Last week's GDP report was stronger than anyone expected. However, there were a few points in the report that should raise some eyebrows. Chief among them was the level of domestic investment, which fell 11% from the third quarter. Below is a chart from the St. Louis Fed of the year-over-year change of Gross Private Domestic Investment. It does not include this week's GDP numbers, which would have sent the chart lower.
Let's break the gross number down. Once again, residential investment decreased from the preceding month, this time at a 19.2% clip. This is the third quarter in a row of declining residential investment. Below is a chart of the year over year change in residential investment. Again, this chart does not include this week's number which also would have sent the chart lower.
Here is a chart of non residential fixed investment. It shows a a solid year over year change. The year over year change for this figure in last week's GDP report was 7.4%. So, we are still in decent territory here.

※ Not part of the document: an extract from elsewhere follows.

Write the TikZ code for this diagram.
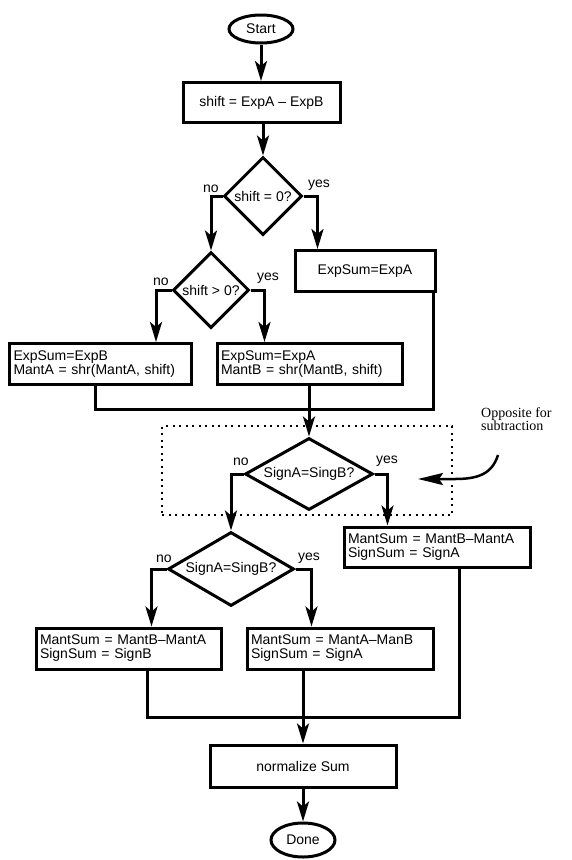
\documentclass[tikz,border=0pt]{standalone}
\usepackage{fontspec}
\setmainfont{Liberation Sans}
\newfontfamily\notefont{Liberation Serif}
\usetikzlibrary{shapes.geometric,arrows.meta,calc}
\begin{document}
\begin{tikzpicture}[x=1pt,y=-1pt,
  every node/.style={font=\fontsize{14}{14}\selectfont},
  line/.style={line width=3pt},
  arr/.style={line width=3pt,-{Stealth[length=20pt,width=12pt,inset=5pt]}},
  box/.style={draw,line width=3pt,rectangle,inner sep=0pt},
  lbox/.style={box,align=left,inner xsep=4pt},
  dia/.style={draw,line width=3pt,diamond,inner sep=0pt},
  term/.style={draw,line width=3pt,ellipse,inner sep=0pt},
  lbl/.style={anchor=base west,inner sep=0pt},
  grpbox/.style={draw,line width=2pt,dash pattern=on 2pt off 4.5pt,rectangle,inner sep=0pt},
]
\useasboundingbox[fill=white] (0,0) rectangle (571,860);

% nodes
\node[term,minimum width=64pt,minimum height=28pt] (start) at (261,29) {Start};
\node[box,minimum width=157pt,minimum height=40pt] (s1) at (261.5,102.5) {shift = ExpA – ExpB};
\node[dia,minimum width=78pt,minimum height=78pt,aspect=1] (d1) at (263,196) {shift = 0?};
\node[dia,minimum width=76pt,minimum height=76pt,aspect=1] (d2) at (211,290) {shift > 0?};
\node[box,minimum width=140pt,minimum height=41pt] (e1) at (365,271) {ExpSum=ExpA};
\node[lbox,minimum height=41pt,text width=174pt] (bA) at (100.5,364) {ExpSum=ExpB\\MantA = shr(MantA, shift)};
\node[lbox,minimum height=41pt,text width=177pt] (bB) at (309.5,364) {ExpSum=ExpA\\MantB = shr(MantB, shift)};
\node[grpbox,minimum width=290pt,minimum height=89pt] (grp) at (307,470.5) {};
\node[dia,minimum width=128pt,minimum height=72pt,aspect=1.78] (d3) at (309,474) {SignA=SingB?};
\node[lbox,minimum height=40pt,text width=178pt] (m1) at (437,547) {MantSum = MantB–MantA\\SignSum = SignA};
\node[dia,minimum width=126pt,minimum height=74pt,aspect=1.7] (d4) at (231,569) {SignA=SingB?};
\node[lbox,minimum height=41pt,text width=177pt] (m2) at (128.5,648.5) {MantSum = MantB–MantA\\SignSum = SignB};
\node[lbox,minimum height=41pt,text width=178pt] (m3) at (340,648.5) {MantSum = MantA–ManB\\SignSum = SignA};
\node[box,minimum width=186pt,minimum height=42pt] (norm) at (303,766) {normalize Sum};
\node[term,minimum width=64pt,minimum height=34pt] (done) at (303,840) {Done};

% branch labels
\node[lbl] (n1) at (203,192) {no};
\node[lbl] (y1) at (308,187) {yes};
\node[lbl] (n2) at (153,285) {no};
\node[lbl] (y2) at (257,280) {yes};
\node[lbl] (n3) at (233,465) {no};
\node[lbl] (y3) at (376,463) {yes};
\node[lbl] (n4) at (156,562) {no};
\node[lbl] (y4) at (298,560) {yes};

% note
\node[lbl,font=\notefont\fontsize{14}{13}\selectfont,align=left] (note) at (481,430) {Opposite for\\subtraction};
\coordinate (nstart) at (498,455);
\coordinate (ntip) at (418,479);
\draw[line width=2.5pt,-{Stealth[length=25pt,width=12pt,inset=4pt]}]
  (nstart) .. controls (492,474) and (478,479) .. (455,479) -- (ntip);

% junctions
\coordinate (j1) at (309,409);
\coordinate (j2) at (303,717);

% connectors
\draw[arr] (start.south) -- (start.south |- s1.north);
\draw[arr] (s1.south -| d1.north) -- (d1.north);
\draw[arr] (d1.west) -| (d2.north);
\draw[arr] (d1.east) -| ([xshift=24pt]e1.north west);
\draw[arr] (d2.west) -| ([xshift=148pt]bA.north west);
\draw[arr] (d2.east) -| ([xshift=49pt]bB.north west);
\draw[line] ([xshift=87pt]bA.south west) |- (j1) -| ([xshift=-3pt]e1.south east);
\draw[arr] (bB.south -| d3.north) -- (d3.north);
\draw[arr] (d3.west) -| (d4.north);
\draw[arr] (d3.east) -| ([xshift=45pt]m1.north west);
\draw[arr] (d4.west) -| ([xshift=117pt]m2.north west);
\draw[arr] (d4.east) -| ([xshift=66pt]m3.north west);
\draw[line] ([xshift=113pt]m2.south west) |- (j2) -| ([xshift=117pt]m1.south west);
\draw[arr] (m3.south -| norm.north) -- (norm.north);
\draw[arr] (norm.south) -- (done.north);
\end{tikzpicture}
\end{document}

Here's a chart that shows residential versus nonresidential year over year change in investment. Notice that in the early 1980s housing investment led business investment but in the 2001 recession business investment declined without a corresponding residential decline. The 2001 situation was the result of the massive Y2K investment. In other words, it was a unique economic event.
It's important to note January's manufacturing numbers. All of the Federal Reserve districts reported lukewarm results. Chicago's PMI moved into a recessionary level. While 4th quarter industrial production increased .4%, the 4th quarter saw an overall decline. In short, manufacturing numbers were moderate at best.
This means that February's manufacturing surveys are very important, so keep your eye on them.